Dem 93-jährigen Firmeninhaber Josef Fromholzer war es vorbehalten, das offizielle Band zur Eröffnung der Galerie in Freyung zu durchschneiden. Der Meister musste an diesem Abend viele Hände schütteln, manche Gäste waren extra wegen ihm angereist. Fromholzers Lebenswerk und die Geschichte seiner Familie werden in der Ausstellung zu Recht gewürdigt, denn die Textildruckerei produziert bereits seit 372 Jahren hochwertige bedruckte Leinenstoffe. Nach Josef Fromholzer, der die Firma in achter Generation betreibt, wird die Tradition zu Ende gehen. Seine Söhne gehen anderen Berufen nach.

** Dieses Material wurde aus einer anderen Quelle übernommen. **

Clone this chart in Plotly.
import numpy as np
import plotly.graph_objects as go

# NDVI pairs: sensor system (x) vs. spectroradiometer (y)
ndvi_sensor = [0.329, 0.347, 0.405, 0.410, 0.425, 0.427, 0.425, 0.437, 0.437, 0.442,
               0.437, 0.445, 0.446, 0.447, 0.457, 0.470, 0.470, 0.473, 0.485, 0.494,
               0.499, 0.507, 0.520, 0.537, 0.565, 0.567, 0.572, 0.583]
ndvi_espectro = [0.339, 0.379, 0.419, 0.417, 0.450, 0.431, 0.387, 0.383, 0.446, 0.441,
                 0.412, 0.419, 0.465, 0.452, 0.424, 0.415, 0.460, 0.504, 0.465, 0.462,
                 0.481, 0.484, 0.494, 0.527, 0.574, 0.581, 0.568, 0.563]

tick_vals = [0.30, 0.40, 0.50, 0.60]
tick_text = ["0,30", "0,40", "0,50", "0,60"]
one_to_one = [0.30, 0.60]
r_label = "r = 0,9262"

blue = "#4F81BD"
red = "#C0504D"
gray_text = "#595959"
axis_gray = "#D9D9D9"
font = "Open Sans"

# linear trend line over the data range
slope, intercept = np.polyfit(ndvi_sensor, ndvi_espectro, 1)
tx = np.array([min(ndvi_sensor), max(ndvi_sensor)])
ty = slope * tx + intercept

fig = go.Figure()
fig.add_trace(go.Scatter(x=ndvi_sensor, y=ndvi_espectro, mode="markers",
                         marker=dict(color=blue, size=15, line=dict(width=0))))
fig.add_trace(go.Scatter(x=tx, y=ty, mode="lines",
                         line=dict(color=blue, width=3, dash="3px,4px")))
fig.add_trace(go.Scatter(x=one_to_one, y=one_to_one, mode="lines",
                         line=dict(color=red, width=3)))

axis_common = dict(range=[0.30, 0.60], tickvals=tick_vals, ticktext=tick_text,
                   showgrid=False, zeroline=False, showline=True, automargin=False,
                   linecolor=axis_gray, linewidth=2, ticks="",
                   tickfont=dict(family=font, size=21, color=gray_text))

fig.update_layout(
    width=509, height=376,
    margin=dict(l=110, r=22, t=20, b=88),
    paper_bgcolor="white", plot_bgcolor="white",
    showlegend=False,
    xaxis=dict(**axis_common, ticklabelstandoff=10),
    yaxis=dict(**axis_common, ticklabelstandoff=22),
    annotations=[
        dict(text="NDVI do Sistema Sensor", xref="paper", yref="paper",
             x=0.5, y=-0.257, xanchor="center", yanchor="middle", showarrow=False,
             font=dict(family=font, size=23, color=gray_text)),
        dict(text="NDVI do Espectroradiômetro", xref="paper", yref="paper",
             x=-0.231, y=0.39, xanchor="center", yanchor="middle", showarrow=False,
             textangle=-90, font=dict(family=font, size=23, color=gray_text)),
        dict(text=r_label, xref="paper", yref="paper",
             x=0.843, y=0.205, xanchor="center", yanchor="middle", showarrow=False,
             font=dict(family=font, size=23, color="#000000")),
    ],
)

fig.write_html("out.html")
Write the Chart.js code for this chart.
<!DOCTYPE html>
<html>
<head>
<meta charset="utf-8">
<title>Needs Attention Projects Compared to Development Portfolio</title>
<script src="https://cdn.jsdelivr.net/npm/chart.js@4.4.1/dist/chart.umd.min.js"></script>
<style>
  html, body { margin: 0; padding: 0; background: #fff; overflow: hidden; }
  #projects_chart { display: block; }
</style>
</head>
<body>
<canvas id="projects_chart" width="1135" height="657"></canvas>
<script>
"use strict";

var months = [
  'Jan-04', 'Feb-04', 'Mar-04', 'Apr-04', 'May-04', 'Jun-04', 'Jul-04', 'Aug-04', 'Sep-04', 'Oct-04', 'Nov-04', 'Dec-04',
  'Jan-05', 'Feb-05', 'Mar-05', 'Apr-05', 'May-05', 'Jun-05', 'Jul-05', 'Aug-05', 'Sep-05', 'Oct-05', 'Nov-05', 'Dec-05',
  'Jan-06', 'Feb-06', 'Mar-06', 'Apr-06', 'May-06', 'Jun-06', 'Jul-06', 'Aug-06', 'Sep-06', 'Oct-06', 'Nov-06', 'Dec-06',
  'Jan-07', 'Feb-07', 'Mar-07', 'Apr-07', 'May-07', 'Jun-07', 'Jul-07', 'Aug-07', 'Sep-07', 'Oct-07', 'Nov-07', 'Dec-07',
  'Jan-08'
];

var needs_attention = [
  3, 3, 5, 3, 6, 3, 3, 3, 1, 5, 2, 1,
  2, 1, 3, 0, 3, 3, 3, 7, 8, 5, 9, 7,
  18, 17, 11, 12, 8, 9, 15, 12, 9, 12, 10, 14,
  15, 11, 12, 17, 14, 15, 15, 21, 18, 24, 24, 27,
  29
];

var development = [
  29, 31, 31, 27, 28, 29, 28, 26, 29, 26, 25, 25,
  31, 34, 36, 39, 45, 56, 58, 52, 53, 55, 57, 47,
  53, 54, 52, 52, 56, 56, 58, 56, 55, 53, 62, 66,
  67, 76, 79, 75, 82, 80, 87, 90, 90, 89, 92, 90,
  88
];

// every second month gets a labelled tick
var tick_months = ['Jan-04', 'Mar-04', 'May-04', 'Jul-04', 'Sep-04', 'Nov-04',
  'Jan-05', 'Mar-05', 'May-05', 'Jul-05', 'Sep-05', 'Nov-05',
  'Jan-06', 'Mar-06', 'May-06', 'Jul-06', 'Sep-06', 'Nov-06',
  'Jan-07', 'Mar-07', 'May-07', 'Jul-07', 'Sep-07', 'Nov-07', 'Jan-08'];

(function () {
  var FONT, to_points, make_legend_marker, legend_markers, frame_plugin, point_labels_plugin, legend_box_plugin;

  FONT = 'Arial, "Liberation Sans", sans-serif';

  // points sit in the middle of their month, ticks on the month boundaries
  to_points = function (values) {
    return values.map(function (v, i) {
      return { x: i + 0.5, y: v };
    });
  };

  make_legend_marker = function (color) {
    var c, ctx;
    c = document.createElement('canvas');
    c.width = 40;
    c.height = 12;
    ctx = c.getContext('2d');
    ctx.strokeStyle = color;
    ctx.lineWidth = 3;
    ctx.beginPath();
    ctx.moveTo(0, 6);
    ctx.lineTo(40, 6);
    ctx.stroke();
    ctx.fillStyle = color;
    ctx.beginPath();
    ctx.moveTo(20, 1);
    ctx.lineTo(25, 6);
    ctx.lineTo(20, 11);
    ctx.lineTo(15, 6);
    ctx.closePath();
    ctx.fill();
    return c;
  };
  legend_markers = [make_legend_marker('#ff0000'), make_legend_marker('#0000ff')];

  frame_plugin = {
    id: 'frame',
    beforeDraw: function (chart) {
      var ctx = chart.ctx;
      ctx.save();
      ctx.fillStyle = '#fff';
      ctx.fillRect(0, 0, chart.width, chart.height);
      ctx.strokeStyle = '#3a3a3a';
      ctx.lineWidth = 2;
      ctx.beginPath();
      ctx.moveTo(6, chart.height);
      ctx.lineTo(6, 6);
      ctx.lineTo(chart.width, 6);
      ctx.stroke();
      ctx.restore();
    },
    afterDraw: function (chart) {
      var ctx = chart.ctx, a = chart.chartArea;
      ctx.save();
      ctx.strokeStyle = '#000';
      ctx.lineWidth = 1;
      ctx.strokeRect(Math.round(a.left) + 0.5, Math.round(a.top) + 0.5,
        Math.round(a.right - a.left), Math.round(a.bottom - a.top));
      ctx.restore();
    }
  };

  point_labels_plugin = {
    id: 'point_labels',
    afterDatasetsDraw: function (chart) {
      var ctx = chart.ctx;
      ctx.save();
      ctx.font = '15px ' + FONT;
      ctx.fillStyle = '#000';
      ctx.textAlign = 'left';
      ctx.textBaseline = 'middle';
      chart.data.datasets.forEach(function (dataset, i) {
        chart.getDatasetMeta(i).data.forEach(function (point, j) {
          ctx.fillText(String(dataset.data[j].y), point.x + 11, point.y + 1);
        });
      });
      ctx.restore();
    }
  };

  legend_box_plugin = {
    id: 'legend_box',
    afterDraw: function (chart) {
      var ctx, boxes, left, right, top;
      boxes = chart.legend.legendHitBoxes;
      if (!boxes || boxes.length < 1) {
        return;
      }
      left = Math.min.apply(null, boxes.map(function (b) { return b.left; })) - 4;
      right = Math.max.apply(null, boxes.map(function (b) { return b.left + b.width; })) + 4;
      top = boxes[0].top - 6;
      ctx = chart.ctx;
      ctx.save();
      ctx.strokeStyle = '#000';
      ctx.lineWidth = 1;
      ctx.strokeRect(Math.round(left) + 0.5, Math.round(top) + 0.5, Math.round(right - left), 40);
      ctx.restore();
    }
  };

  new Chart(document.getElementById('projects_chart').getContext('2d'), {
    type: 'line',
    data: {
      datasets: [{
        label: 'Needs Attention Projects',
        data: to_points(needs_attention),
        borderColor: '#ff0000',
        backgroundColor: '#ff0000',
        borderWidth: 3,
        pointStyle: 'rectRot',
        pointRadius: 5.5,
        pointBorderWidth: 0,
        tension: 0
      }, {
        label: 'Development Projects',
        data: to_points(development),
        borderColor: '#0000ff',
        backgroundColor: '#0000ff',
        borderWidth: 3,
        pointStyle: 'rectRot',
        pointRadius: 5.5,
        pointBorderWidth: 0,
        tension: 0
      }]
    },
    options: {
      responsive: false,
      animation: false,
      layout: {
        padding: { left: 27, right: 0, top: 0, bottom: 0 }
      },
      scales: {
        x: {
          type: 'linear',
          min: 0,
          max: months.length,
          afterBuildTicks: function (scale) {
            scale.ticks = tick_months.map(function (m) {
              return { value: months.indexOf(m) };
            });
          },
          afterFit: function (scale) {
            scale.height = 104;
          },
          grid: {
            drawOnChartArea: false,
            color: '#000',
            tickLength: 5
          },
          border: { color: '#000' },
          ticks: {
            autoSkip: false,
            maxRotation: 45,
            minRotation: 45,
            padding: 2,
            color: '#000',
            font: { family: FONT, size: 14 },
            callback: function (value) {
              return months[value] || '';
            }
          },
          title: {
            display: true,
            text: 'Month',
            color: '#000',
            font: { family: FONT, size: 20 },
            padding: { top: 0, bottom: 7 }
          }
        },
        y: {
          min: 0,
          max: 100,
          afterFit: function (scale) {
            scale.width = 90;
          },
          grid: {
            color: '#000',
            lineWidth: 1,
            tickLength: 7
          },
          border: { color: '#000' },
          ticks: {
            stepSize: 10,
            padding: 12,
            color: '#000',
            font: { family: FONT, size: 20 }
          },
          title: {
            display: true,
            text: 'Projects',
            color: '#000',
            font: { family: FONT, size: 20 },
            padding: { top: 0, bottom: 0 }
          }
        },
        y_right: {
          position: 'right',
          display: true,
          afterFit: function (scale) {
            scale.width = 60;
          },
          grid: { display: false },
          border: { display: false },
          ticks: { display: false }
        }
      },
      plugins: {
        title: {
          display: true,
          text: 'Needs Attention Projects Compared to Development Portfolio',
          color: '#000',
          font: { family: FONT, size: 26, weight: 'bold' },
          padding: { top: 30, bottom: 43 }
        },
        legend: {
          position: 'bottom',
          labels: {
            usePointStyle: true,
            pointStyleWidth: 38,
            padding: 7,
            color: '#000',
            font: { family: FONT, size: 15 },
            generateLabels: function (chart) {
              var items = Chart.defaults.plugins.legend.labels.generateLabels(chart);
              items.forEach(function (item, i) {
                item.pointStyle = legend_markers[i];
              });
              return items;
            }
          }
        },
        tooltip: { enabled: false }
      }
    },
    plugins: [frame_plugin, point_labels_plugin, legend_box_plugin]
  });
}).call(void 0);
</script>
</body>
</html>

Der Autor Friedemann Fegert hat die Geschichte des Färberhandwerks und der Familie Fromholzer in dem Buch "Oh wie schön ist Indigo" detailliert beschrieben (Edition Lichtland, Freyung). Einen kurzen Abriss gab er bei der Vernissage zum Besten - beginnend im Jahr 1648, in dem alles losging. Auch auf die besondere Verbindung der Fromholzers zur berühmten Textildruckerfamilie Wallach in München ging er ein. Die Erfinder des Dirndls wurden einst von den Nazis enteignet und ließen später die weltberühmten Wallach-Muster exklusiv bei den Fromholzers in Ruhmannsfelden herstellen.

Josef Fromholzer, der definitiv letzte Blaudrucker in seiner Familie, hat quasi sein ganzes Leben in den Dienst des Familienbetriebs gestellt, der vor dem nahenden Ende nun eine verdiente Würdigung im Europahaus erfährt. Konzipiert wurde die Ausstellung von Roland Pongratz, dem Leiter des Niederbayerischen Landwirtschaftsmuseums Regen. Dort war "Das blaue Wunder" zuerst gezeigt worden.

Die Ausstellung leiste einen Beitrag dazu, diese Jahrhunderte alte Tradition zu bewahren, sagte Karl B. Murr, der Leiter des staatlichen Textil- und Industriemuseums Augsburg (tim). In einer so perfektionierten Konsumwelt wie heute werde das Handwerk oft belächelt, sagte Murr, der großes Interesse äußerte, die Ausstellung auch in seinem Haus zu präsentieren. "Der Textildruck spielte eine große Rolle in Augsburg. Der Blaudruck ist eine reiche Nische." Die Ausstellung im Europahaus in Freyung (Kolpingstr. 1) läuft bis zum 19. April (Montag, Donnerstag, Freitag, Sonntag 14-18 Uhr).